Demand in China, which produces half the world’s steel, has been surprisingly strong this year and the country closed some plants to ease a glut that had spread across the globe.
That’s led to a steep drop in exports, helping steel prices extend a recovery and pushing a Bloomberg gauge of global steel stocks up 45% in the past year.
Less supply coming out of China has helped prices in Europe and the US jump about 75% in the past 18 months.Bloomberg
Monetary easing not a silver bullet
Expectations that the Reserve Bank of India will cut its benchmark rate at its forthcoming policy meet in August are getting cemented everyday with incremental inflation data tipping the scales for a cut.
However, such a reduction is unlikely to make a material impact on growth, according to DBS Bank Ltd.
In a research note the bank said that what makes an impact is transmission.
Further transmission of policy rate reductions onto bank lending rates depends squarely on how bad loans are resolved.
Since this is a long-drawn process, immediate transmission should not be expected. Nevertheless, the abundant liquidity will maintain short-term rates low, said the note.
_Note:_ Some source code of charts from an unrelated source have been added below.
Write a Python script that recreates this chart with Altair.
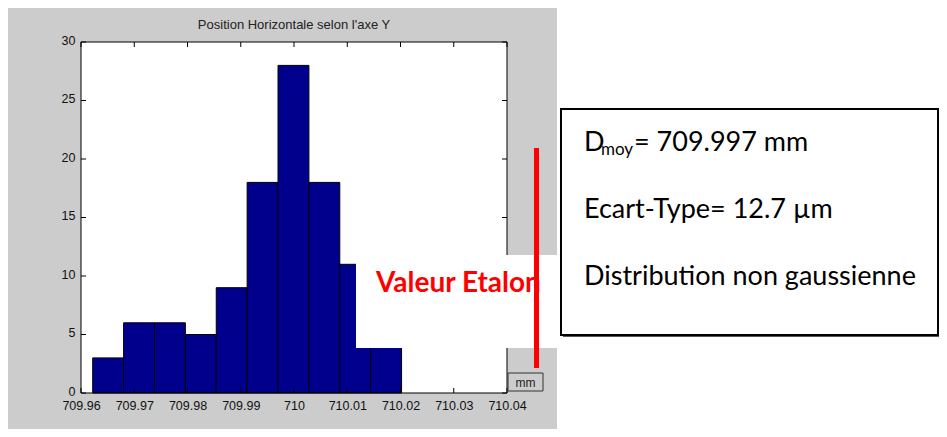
import altair as alt
import pandas as pd

# ---------------- data ----------------
title_text = "Position Horizontale selon l'axe Y"
bin_edges = [709.9622, 709.9680, 709.9738, 709.9796, 709.9854, 709.9912,
             709.9970, 710.0028, 710.0086, 710.0144, 710.0202]
counts = [3, 6, 6, 5, 9, 18, 28, 18, 11, 4]
x_ticks = [709.96, 709.97, 709.98, 709.99, 710.00, 710.01, 710.02, 710.03, 710.04]
y_ticks = [0, 5, 10, 15, 20, 25, 30]
unit_label = "mm"
ref_label = "Valeur Etalon"
info_d = "D"
info_sub = "moy"
info_line1 = "= 709.997 mm"
info_line2 = "Ecart-Type= 12.7 \u00b5m"
info_line3 = "Distribution non gaussienne"

# ---------------- layout ----------------
W, H = 426, 351
BAR = "#00008c"
GRAY = "#cccccc"
TXT = "Lato"
AX = "Liberation Sans"

bars_df = pd.DataFrame({"x0": bin_edges[:-1], "x1": bin_edges[1:], "n": counts})
xt_df = pd.DataFrame({"v": x_ticks})
yt_df = pd.DataFrame({"v": y_ticks})


def one(t=""):
    return pd.DataFrame({"t": [t]})


xscale = alt.Scale(domain=[709.96, 710.04], nice=False, zero=False)
yscale = alt.Scale(domain=[0, 30], nice=False)

x_axis = alt.Axis(values=x_ticks, format=".5~r", ticks=False, tickSize=0, domain=False,
                  grid=False, title=None, labelFont=AX, labelFontSize=12.5, labelColor="#111111",
                  labelPadding=6, labelFlush=False, labelOverlap=False)
y_axis = alt.Axis(values=y_ticks, ticks=False, tickSize=0, domain=False, grid=False,
                  title=None, labelFont=AX, labelFontSize=12.5, labelColor="#111111",
                  labelPadding=6, labelOffset=-2, labelOverlap=False)

bg_right = alt.Chart(one()).mark_rect(fill="white").encode(
    x=alt.value(476), x2=alt.value(880), y=alt.value(-40), y2=alt.value(420))

bars = alt.Chart(bars_df).mark_rect(fill=BAR, stroke="black", strokeWidth=1).encode(
    x=alt.X("x0:Q", scale=xscale, axis=x_axis),
    x2="x1:Q",
    y=alt.Y("n:Q", scale=yscale, axis=y_axis),
    y2=alt.datum(0),
)

frame = alt.Chart(one()).mark_rect(fill="transparent", stroke="black", strokeWidth=1).encode(
    x=alt.value(0), x2=alt.value(W), y=alt.value(0), y2=alt.value(H))

xt_bottom = alt.Chart(xt_df).mark_rule(color="black").encode(
    x=alt.X("v:Q", scale=xscale, axis=x_axis), y=alt.value(H), y2=alt.value(H - 5))
xt_top = alt.Chart(xt_df).mark_rule(color="black").encode(
    x=alt.X("v:Q", scale=xscale, axis=x_axis), y=alt.value(0), y2=alt.value(5))
yt_left = alt.Chart(yt_df).mark_rule(color="black").encode(
    y=alt.Y("v:Q", scale=yscale, axis=y_axis), x=alt.value(0), x2=alt.value(5))
yt_right = alt.Chart(yt_df).mark_rule(color="black").encode(
    y=alt.Y("v:Q", scale=yscale, axis=y_axis), x=alt.value(W), x2=alt.value(W - 5))

title = alt.Chart(one(title_text)).mark_text(
    font=AX, fontSize=13, color="#222222", align="center", baseline="middle").encode(
    x=alt.value(W / 2), y=alt.value(-17), text="t:N")

overlay = alt.Chart(one()).mark_rect(fill="white").encode(
    x=alt.value(275), x2=alt.value(479), y=alt.value(213), y2=alt.value(306))

ref_text = alt.Chart(one(ref_label)).mark_text(
    font=TXT, fontSize=28, fontWeight="bold", color="#ff0000", align="left",
    baseline="alphabetic").encode(x=alt.value(295), y=alt.value(250), text="t:N")

ref_line = alt.Chart(one()).mark_rule(color="#ff0000", strokeWidth=5).encode(
    x=alt.value(455.5), y=alt.value(106), y2=alt.value(326))

unit_box = alt.Chart(one()).mark_rect(fill=GRAY, stroke="#333333", strokeWidth=1).encode(
    x=alt.value(427), x2=alt.value(462), y=alt.value(331), y2=alt.value(349))
unit_text = alt.Chart(one(unit_label)).mark_text(
    font=AX, fontSize=12, color="#222222", align="center", baseline="middle").encode(
    x=alt.value(444.5), y=alt.value(341), text="t:N")

box_shadow = alt.Chart(one()).mark_rect(fill="#555555").encode(
    x=alt.value(482), x2=alt.value(860), y=alt.value(69), y2=alt.value(295))
box = alt.Chart(one()).mark_rect(fill="white", stroke="black", strokeWidth=2).encode(
    x=alt.value(480), x2=alt.value(857), y=alt.value(67), y2=alt.value(293))


def txt(s, x, y, size):
    return alt.Chart(one(s)).mark_text(
        font=TXT, fontSize=size, color="black", align="left", baseline="alphabetic").encode(
        x=alt.value(x), y=alt.value(y), text="t:N")


t_d = txt(info_d, 503, 109, 27)
t_sub = txt(info_sub, 520, 113, 17)
t_l1 = txt(info_line1, 553, 109, 27)
t_l2 = txt(info_line2, 503, 176, 27)
t_l3 = txt(info_line3, 503, 243, 27)

chart = alt.layer(
    bg_right, bars, frame, xt_bottom, xt_top, yt_left, yt_right, title,
    overlay, ref_text, ref_line, unit_box, unit_text, box_shadow, box,
    t_d, t_sub, t_l1, t_l2, t_l3,
).properties(
    width=W, height=H,
    autosize=alt.AutoSizeParams(type="none"),
    padding={"left": 73, "top": 34, "right": 432, "bottom": 36},
    background=GRAY,
).configure_view(fill="white", strokeWidth=0)

chart.save("out.html", embed_options={"renderer": "svg", "actions": False})
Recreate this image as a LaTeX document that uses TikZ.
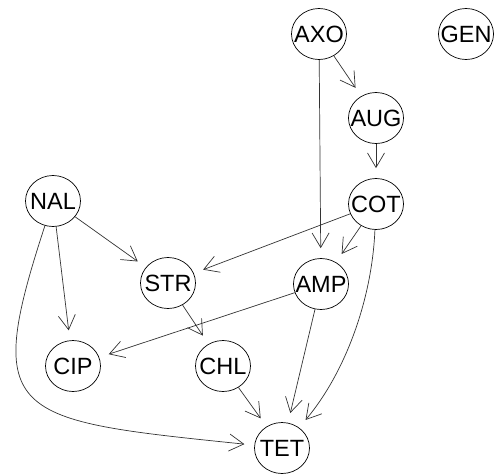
\documentclass[tikz,border=0pt]{standalone}
\usepackage{fontspec}
\setmainfont{Liberation Sans}
\usetikzlibrary{arrows.meta,shapes.geometric}

\begin{document}
\begin{tikzpicture}[x=1pt,y=1pt,
    drug/.style={ellipse,draw,line width=0.7pt,minimum width=55pt,minimum height=51pt,inner sep=-6pt,font=\fontsize{23.5}{26}\selectfont},
    link/.style={draw=black!80,line width=0.7pt,-{Straight Barb[length=14.5pt,width=17pt]},shorten >=10pt}]
    % frame
    \useasboundingbox (0,0) rectangle (494,-474);
    % drugs
    \node[drug] (AXO) at (319,-34) {AXO};
    \node[drug] (GEN) at (466,-34) {GEN};
    \node[drug] (AUG) at (376,-118) {AUG};
    \node[drug] (COT) at (376,-204) {COT};
    \node[drug] (NAL) at (53,-201) {NAL};
    \node[drug] (STR) at (168,-283) {STR};
    \node[drug] (AMP) at (321,-284) {AMP};
    \node[drug] (CIP) at (73,-366) {CIP};
    \node[drug] (CHL) at (223,-366) {CHL};
    \node[drug] (TET) at (282,-448) {TET};
    % straight links
    \foreach \a/\b in {AXO/AUG, AXO/AMP, AUG/COT, COT/STR, COT/AMP, NAL/STR, NAL/CIP, STR/CHL, AMP/CIP, AMP/TET, CHL/TET} {
        \draw[link] (\a) -- (\b);
    }
    % curved links
    \draw[link] (COT) .. controls (372,-300) and (345,-373) .. (TET);
    \draw[link] (NAL) .. controls (-18,-418) and (10,-420) .. (TET);
\end{tikzpicture}
\end{document}
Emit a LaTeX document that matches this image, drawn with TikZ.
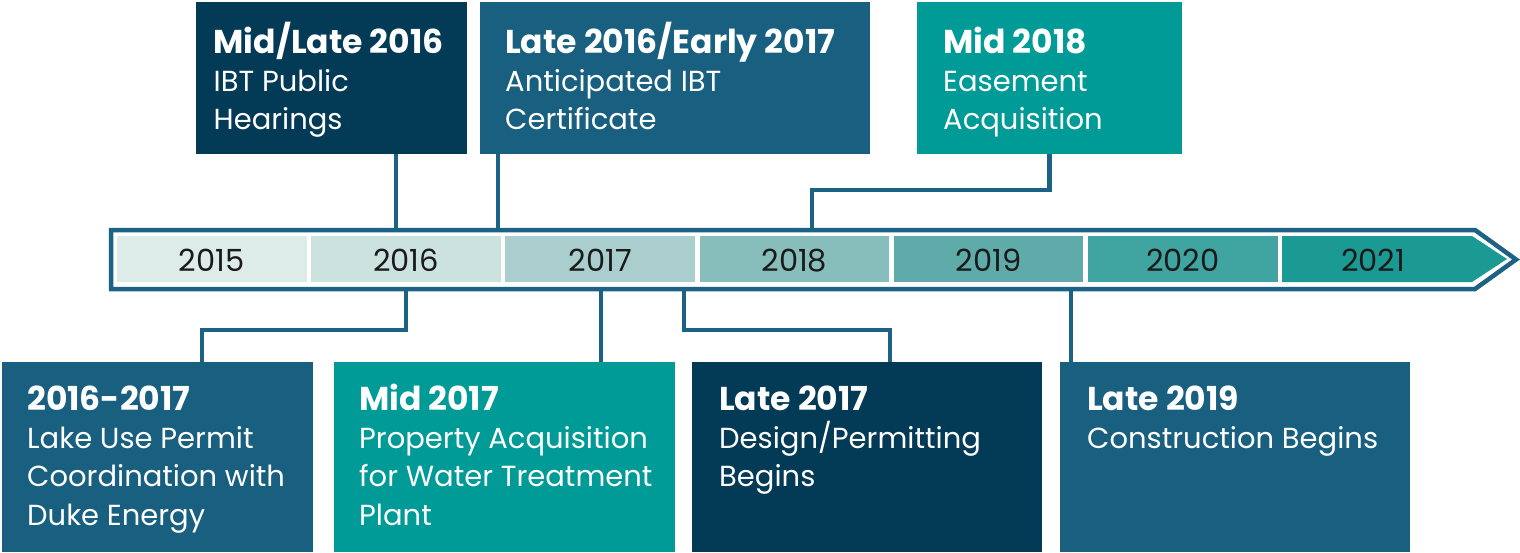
\documentclass[tikz,border=0pt]{standalone}
\usepackage{fontspec}
\setmainfont{Poppins}
\definecolor{navy}{HTML}{033A56}
\definecolor{steel}{HTML}{185F80}
\definecolor{teal}{HTML}{009B97}
\definecolor{framec}{HTML}{1B6284}
\definecolor{c15}{HTML}{DDEBE9}
\definecolor{c16}{HTML}{CCE2DF}
\definecolor{c17}{HTML}{A9CECD}
\definecolor{c18}{HTML}{87BDBA}
\definecolor{c19}{HTML}{5FABAA}
\definecolor{c20}{HTML}{40A4A0}
\definecolor{c21}{HTML}{1A9A92}
\definecolor{ytext}{HTML}{1A1A1A}
\newcommand{\evhead}[1]{{\fontsize{33}{38.3}\selectfont\bfseries #1}}
\begin{document}
\begin{tikzpicture}[x=1pt,y=-1pt,
  evbox/.style={draw=none,anchor=north west,inner sep=0pt,outer sep=0pt},
  evtext/.style={anchor=base west,inner sep=0pt,text=white,align=left,
    font=\fontsize{29}{38.3}\selectfont},
  yearbox/.style={draw=none,anchor=north west,inner sep=0pt,outer sep=0pt,
    minimum width=189.5pt,minimum height=46pt},
  yeartext/.style={text=ytext,inner sep=0pt,anchor=base,font=\fontsize{30.5}{32}\selectfont},
  conn/.style={draw=framec,line width=4.5pt},
  framestyle/.style={draw=framec,line width=4.5pt,line join=miter}]
\useasboundingbox (0,0) rectangle (1520,552);
% main arrow frame
\draw[framestyle] (111,230) -- (1475,230) -- (1516,259.5) -- (1475,289) -- (111,289) -- cycle;
% year boxes
\node[yearbox,fill=c15] (y2015) at (117,236) {};
\node[yearbox,fill=c16] (y2016) at (311.2,236) {};
\node[yearbox,fill=c17] (y2017) at (505.4,236) {};
\node[yearbox,fill=c18] (y2018) at (699.6,236) {};
\node[yearbox,fill=c19] (y2019) at (893.8,236) {};
\node[yearbox,fill=c20] (y2020) at (1088,236) {};
\fill[c21] (1282.2,236) -- (1472,236) -- (1507,259) -- (1472,282) -- (1282.2,282) -- cycle;
\coordinate (yb) at (0,271);
\node[yeartext] (t2015) at (y2015.center |- yb) {2015};
\node[yeartext] (t2016) at (y2016.center |- yb) {2016};
\node[yeartext] (t2017) at (y2017.center |- yb) {2017};
\node[yeartext] (t2018) at (y2018.center |- yb) {2018};
\node[yeartext] (t2019) at (y2019.center |- yb) {2019};
\node[yeartext] (t2020) at (y2020.center |- yb) {2020};
\node[yeartext] (t2021) at (1373,271) {2021};
% top event boxes
\node[evbox,fill=navy,minimum width=271pt,minimum height=152pt] (A) at (196,2) {};
\node[evbox,fill=steel,minimum width=390pt,minimum height=152pt] (B) at (480,2) {};
\node[evbox,fill=teal,minimum width=265.5pt,minimum height=152pt] (C) at (916.5,2) {};
% bottom event boxes
\node[evbox,fill=steel,minimum width=311pt,minimum height=190pt] (D) at (2,362) {};
\node[evbox,fill=teal,minimum width=341pt,minimum height=190pt] (E) at (334,362) {};
\node[evbox,fill=navy,minimum width=350pt,minimum height=190pt] (F) at (692,362) {};
\node[evbox,fill=steel,minimum width=350pt,minimum height=190pt] (G) at (1060,362) {};
% texts (base anchor = baseline of the last line)
\node[evtext] (At) at (213.5,129.6) {\evhead{Mid/Late 2016}\\IBT Public\\Hearings};
\node[evtext] (Bt) at (505,129.6) {\evhead{Late 2016/Early 2017}\\Anticipated IBT\\Certificate};
\node[evtext] (Ct) at (943,129.6) {\evhead{Mid 2018}\\Easement\\Acquisition};
\node[evtext] (Dt) at (27,525) {\evhead{2016-2017}\\Lake Use Permit\\Coordination with\\Duke Energy};
\node[evtext] (Et) at (359,525) {\evhead{Mid 2017}\\Property Acquisition\\for Water Treatment\\Plant};
\node[evtext] (Ft) at (719,486.6) {\evhead{Late 2017}\\Design/Permitting\\Begins};
\node[evtext] (Gt) at (1087,448.3) {\evhead{Late 2019}\\Construction Begins};
% connector anchor points on the frame
\coordinate (pA) at (396,230);
\coordinate (pB) at (498,230);
\coordinate (pC) at (812,230);
\coordinate (pD) at (406,289);
\coordinate (pE) at (601,289);
\coordinate (pF) at (684,289);
\coordinate (pG) at (1071,289);
% connectors
\draw[conn] (A.south -| pA) -- (pA);
\draw[conn] (B.south -| pB) -- (pB);
\draw[conn] (C.south) -- ++(0,36) -| (pC);
\draw[conn] (pD) -- ++(0,41) -| ([xshift=44.5pt]D.north);
\draw[conn] (pE) -- (pE |- E.north);
\draw[conn] (pF) -- ++(0,41) -| ([xshift=23pt]F.north);
\draw[conn] (pG) -- (pG |- G.north);
\end{tikzpicture}
\end{document}
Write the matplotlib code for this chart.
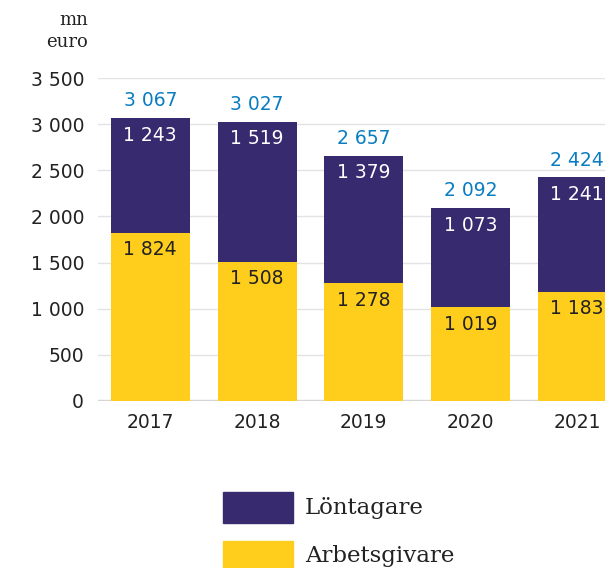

Strong growth prospects for consumer durables
Quite predictably, a surge in middle-class households will imply higher consumption and discretionary spends.
A report by Edelweiss Research forecasts a rise in penetration levels for consumer durable goods like air conditioners (ACs), washing machines and refrigerators.
From 27.3% of the middle-class market, the penetration of refrigerators is likely to be the highest among durables, by calendar year 2026 at 47.5%.
Reasons that may fuel growth are improving income, need for comfort among working class and easy financing schemes.
According to the report, this has led to truncated product replacement cycles and evolving lifestyles where consumer durables like ACs and refrigerators are perceived as utilities.
The projections, of course, hinge on the forecasts made by the National Council of Applied Economic Research, that India’s middle-class population will double between FY16 and FY26 to 547 million.